There are a number of different curcuit designs DACs but the one that is easily accessible to you at this point in your journey is the R/2R Resistor Ladder. We will explore the theory and prototypting techniques of the R/2R Resistor Ladder design in class.

The graphic to the right shows a plot of the output of the 6-bit R/2R Resistor Ladder when interfaced with an Arduino. The code provides a sequence on binary inputs from 0 to 63 and the resultant voltage levels clearly depict the expected staircase appearance of increasing voltage levels. Towards the end of the course you'll have the software skill to produce a similar plot.

Basic Task...

  1. Undertake as much research as you need to until you gain a sense of what a 4-bit R/2R Resistor Ladder can achieve and how to construct one on a breadboard.
  2. Using appropriate resistor choices from your kit, together with 4 slide switches, construct your easy-to-view, manipulate and measure ladder (network).
  3. Using a DMM take some samples mapping a variey of switch setting to the expected and actual voltage readings.
  4. Your DER summary sections and video expectations remain the same from Grade 10, for now.

...and Beyond

You've been given sufficient time to permit you to go beyond the basic task described above if you're sufficiently motivated. Here are a few ideas...

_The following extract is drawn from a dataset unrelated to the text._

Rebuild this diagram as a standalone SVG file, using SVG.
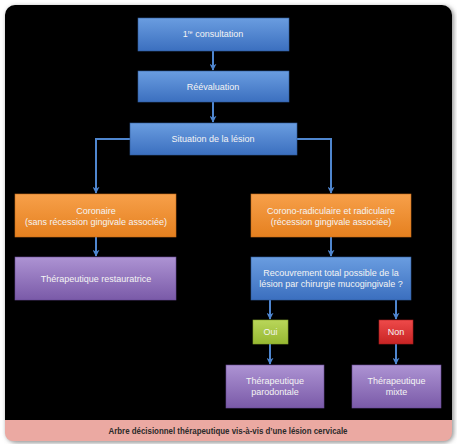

  1. Add a voltage follower to rectify the Vout voltage as shown in the enhanced graphic to the right using your LM741 Op Amp.
  2. Consider making a more permanent prototype either on stripboard, perf board, or perma-proto board.
  3. Consider a compact rocker DIP switch bank for easy input.
  4. Consider encasement of some form.
  5. Alternatively, you may wish to include greater resolution beyond the 4-bit (16 quantization levels) basic task. 6 bits would provide 64 levels, 8-bits (256 levels) and 10-bit (1024 levels). The higher the quantization the finer the resolution!